I’ve dated a lot these past four years, which is why I decided to take a break this fall. And I did. I have. But every once in awhile you’ll meet someone that interests you enough to make you want to bend your own rules. Or you know, take them up on that date.
I was at a bar in Williamsburg partying it up with my younger siblings and their friends but by 2 a.m. I was ready to hit the sack. My siblings weren’t quite through with the night so I found myself a nice stool at the bar corner and met this guy who turned out to be just as smart as he was handsome.
He was a cool guy and all but there was no crazy connection. No sparks – but I’m grown so I understand that sometimes that comes much later. So after some good conversation, I gave him my number and took off with my siblings.
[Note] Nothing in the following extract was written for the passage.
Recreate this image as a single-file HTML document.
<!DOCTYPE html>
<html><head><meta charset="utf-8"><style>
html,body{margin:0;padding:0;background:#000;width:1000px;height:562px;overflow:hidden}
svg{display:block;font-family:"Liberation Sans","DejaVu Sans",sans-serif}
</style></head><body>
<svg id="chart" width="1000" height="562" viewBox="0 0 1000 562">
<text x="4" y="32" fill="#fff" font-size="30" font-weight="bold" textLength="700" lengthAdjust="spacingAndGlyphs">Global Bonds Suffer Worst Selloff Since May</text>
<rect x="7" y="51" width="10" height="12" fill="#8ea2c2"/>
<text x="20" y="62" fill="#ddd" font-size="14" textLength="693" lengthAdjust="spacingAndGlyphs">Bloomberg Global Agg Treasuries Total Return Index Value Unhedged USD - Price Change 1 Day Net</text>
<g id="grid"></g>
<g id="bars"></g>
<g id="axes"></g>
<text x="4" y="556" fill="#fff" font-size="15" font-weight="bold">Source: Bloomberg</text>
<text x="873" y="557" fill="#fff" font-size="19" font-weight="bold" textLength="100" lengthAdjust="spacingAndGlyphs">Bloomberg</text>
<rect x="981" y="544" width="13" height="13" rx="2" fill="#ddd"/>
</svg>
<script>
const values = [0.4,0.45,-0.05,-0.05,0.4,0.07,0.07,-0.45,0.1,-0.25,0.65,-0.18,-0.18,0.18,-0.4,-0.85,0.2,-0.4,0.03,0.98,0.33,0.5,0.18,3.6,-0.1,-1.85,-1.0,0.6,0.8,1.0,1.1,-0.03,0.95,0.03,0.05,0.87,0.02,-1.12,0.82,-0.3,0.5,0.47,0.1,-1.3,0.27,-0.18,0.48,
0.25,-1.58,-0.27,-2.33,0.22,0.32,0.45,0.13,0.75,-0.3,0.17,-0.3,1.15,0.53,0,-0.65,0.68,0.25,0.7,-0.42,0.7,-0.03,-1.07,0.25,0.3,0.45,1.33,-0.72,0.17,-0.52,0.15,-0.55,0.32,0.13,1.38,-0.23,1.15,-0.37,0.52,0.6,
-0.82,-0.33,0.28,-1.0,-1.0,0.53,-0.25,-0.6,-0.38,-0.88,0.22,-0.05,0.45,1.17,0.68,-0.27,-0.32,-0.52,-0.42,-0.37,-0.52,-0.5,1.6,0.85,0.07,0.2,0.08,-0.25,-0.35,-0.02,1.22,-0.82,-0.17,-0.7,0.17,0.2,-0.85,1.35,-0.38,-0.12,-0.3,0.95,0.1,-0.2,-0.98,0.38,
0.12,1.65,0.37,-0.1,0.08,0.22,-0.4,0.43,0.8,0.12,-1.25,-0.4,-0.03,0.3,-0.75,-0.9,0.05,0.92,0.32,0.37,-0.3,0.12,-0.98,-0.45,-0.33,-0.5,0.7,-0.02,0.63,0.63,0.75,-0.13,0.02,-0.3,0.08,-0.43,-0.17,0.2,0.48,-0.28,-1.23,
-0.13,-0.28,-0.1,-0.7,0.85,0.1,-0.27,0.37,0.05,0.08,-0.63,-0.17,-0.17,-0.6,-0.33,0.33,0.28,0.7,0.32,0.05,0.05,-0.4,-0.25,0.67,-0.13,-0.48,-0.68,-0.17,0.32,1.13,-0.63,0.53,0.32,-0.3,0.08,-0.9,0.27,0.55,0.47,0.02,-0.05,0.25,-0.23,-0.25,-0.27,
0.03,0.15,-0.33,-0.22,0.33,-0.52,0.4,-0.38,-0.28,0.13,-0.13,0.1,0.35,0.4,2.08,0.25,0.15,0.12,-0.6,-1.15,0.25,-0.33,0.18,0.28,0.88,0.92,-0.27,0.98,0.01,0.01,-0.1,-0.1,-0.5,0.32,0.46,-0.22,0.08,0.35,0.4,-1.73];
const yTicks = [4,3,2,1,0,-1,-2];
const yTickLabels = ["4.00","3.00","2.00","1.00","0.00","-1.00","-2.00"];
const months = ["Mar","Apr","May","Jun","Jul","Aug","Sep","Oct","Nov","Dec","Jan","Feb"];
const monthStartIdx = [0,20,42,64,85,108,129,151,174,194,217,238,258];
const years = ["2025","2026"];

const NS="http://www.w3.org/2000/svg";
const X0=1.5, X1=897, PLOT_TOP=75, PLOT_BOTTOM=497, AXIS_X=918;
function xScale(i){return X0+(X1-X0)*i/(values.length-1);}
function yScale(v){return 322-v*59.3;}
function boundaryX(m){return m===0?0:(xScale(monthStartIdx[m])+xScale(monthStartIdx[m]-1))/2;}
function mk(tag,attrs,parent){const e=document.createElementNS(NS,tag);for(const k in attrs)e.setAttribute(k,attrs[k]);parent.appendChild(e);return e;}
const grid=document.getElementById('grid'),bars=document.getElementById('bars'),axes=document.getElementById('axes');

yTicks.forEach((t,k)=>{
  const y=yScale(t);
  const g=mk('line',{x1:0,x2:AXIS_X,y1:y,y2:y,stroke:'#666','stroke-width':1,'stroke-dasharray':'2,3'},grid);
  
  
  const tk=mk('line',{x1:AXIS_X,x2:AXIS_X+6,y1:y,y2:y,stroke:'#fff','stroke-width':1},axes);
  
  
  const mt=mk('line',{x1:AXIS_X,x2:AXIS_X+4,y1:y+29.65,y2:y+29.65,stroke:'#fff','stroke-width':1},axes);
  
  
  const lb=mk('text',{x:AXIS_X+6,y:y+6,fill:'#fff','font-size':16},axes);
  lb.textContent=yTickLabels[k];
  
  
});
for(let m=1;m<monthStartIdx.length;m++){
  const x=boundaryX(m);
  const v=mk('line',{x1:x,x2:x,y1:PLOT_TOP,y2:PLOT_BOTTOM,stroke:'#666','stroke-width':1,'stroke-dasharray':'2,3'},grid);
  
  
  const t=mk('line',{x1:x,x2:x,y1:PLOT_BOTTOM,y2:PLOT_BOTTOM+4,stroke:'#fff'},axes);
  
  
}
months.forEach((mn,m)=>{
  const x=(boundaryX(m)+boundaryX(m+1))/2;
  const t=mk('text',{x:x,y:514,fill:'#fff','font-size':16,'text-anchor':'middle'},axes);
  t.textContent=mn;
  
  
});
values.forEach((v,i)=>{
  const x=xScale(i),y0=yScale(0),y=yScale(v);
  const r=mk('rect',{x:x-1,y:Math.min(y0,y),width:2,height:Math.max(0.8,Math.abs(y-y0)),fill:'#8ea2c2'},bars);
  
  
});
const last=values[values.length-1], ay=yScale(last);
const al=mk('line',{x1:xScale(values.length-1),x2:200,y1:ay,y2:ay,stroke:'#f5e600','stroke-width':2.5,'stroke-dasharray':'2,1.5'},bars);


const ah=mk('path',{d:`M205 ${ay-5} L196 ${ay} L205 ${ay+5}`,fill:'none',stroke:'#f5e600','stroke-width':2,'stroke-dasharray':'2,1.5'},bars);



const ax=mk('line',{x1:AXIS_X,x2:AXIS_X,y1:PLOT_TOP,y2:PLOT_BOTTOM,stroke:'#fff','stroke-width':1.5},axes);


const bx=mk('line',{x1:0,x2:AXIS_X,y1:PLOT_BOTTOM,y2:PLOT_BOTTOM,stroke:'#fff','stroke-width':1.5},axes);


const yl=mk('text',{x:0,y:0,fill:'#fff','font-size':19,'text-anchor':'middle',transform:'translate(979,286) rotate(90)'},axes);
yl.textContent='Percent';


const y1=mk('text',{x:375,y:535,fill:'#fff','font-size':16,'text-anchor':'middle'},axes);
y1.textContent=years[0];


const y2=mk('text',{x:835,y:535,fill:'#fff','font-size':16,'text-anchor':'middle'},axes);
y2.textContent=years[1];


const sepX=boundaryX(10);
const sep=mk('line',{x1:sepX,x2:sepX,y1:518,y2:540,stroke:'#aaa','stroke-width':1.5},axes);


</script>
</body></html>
We texted a few times here and there before I finally agreed to meet up. Problem was, I was still recovering from really bad food poisoning I caught a few days before. But since I had already cancelled plans with him that previous Saturday – when I developed the food poisoning – I felt bad canceling again.
So I agreed to meet at a diner close to both of our jobs. That way I could have chicken soup and mint tea. The date started off okay. We spoke about our jobs, our careers, and our families. His family is from Haiti and mines if from Dominican Republic, so naturally there were a lot of cultural similarities.
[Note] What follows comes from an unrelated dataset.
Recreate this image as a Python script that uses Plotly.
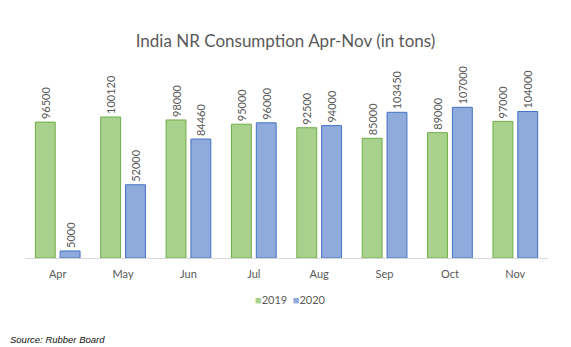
import plotly.graph_objects as go

months = ["Apr", "May", "Jun", "Jul", "Aug", "Sep", "Oct", "Nov"]
v2019 = [96500, 100120, 98000, 95000, 92500, 85000, 89000, 97000]
v2020 = [5000, 52000, 84460, 96000, 94000, 103450, 107000, 104000]
series_names = ["2019", "2020"]

font_fam = "Lato, 'Open Sans', sans-serif"
grey = "#595959"
fills = ["#A9D18E", "#8FAADC"]
edges = ["#70AD47", "#4472C4"]

fig = go.Figure()
for name, vals, fc, ec in zip(series_names, [v2019, v2020], fills, edges):
    fig.add_trace(go.Bar(
        x=months, y=vals, name=name,
        marker=dict(color=fc, line=dict(color=ec, width=1)),
        text=[str(v) for v in vals], textposition="outside", textangle=-90,
        textfont=dict(color=grey, size=11, family=font_fam), cliponaxis=False,
        showlegend=False,
    ))

fig.update_layout(
    width=571, height=347,
    margin=dict(l=25, r=23, t=89, b=89),
    paper_bgcolor="white", plot_bgcolor="white",
    barmode="group", bargap=0.24, bargroupgap=0.2,
    title=dict(text="India NR Consumption Apr-Nov (in tons)", x=0.5, xanchor="center",
               y=1 - 41/347, yanchor="middle",
               font=dict(size=17, color=grey, family=font_fam)),
    font=dict(family=font_fam, color=grey, size=11),
    xaxis=dict(showline=True, linecolor="#D9D9D9", linewidth=1, ticks="",
               ticklabelstandoff=6,
               tickfont=dict(size=11, color=grey)),
    yaxis=dict(visible=False, range=[0, 120000]),
    uniformtext=dict(mode="show", minsize=11),
)

# legend (compact, like the original)
legend_text = "  ".join(
    f"<span style='color:{fc}'>■</span>{name}" for name, fc in zip(series_names, fills)
)
fig.add_annotation(text=legend_text, xref="paper", yref="paper",
                   x=(290-25)/523, xanchor="center", y=(258-299)/169, yanchor="middle",
                   showarrow=False, font=dict(size=11, color=grey, family=font_fam))

fig.add_annotation(text="<i>Source: Rubber Board</i>", xref="paper", yref="paper",
                   x=-17/523, xanchor="left", y=(258-339)/169, yanchor="middle",
                   showarrow=False, font=dict(size=9.5, color="#111111", family="'Liberation Sans', sans-serif"))

fig.write_html("out.html")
Everything was cool until he started to vent about his ex. Yes girl, he went there. But he didn’t even go there in a normal way. This was literally all he spoke about the remainder of the date.
Listen, it’s one thing to bring up an ex or exes to provide me with some context of how you turned out to be the person you are today. I’ve had previous dates briefly mention their exes. It’s another thing to tell me she broke up with you a year ago and that you’re still not quite over it because you don’t know why she dumped you in the first place.
This dude almost choked up when he told me he was getting ready to propose to her and that she was the love of his life. He told me how he’s been reaching out to her in hopes that they’d meet up and he’d at least get a solid explanation. He told me her dad still texts him and wants them back together. In fact, the few times I actually got to speak he interrupted me to tell me he had to respond to a text her dad had just sent him. Really though? My jaw literally dropped. Was this really happening?
I sort of felt bad for the dude. Apparently I was the first woman he had gone on a date with since his ex. I could have been a jerk and been like “I’m out.” But I empathized with him.
I told him to try to set up a meet up with his ex. Maybe there was something still there between them. Or at least he’d get the closure he needed to move on. I also told him to give himself some time to really heal up so he can confidently date again. And then an hour into the date, right after I finished my bowl of chicken soup and mint tea, I asked for the check.
He looked shocked but still insisted he walk me to the train and asked if we could get together again. I didn’t say yes, I literally just wished him a good night and took off.
Moral of the story: If you’re still hurting from an ex or a fairly recent breakup, give yourself time. At least enough time where you can sit at a date and not find yourself talking about your ex for an hour straight.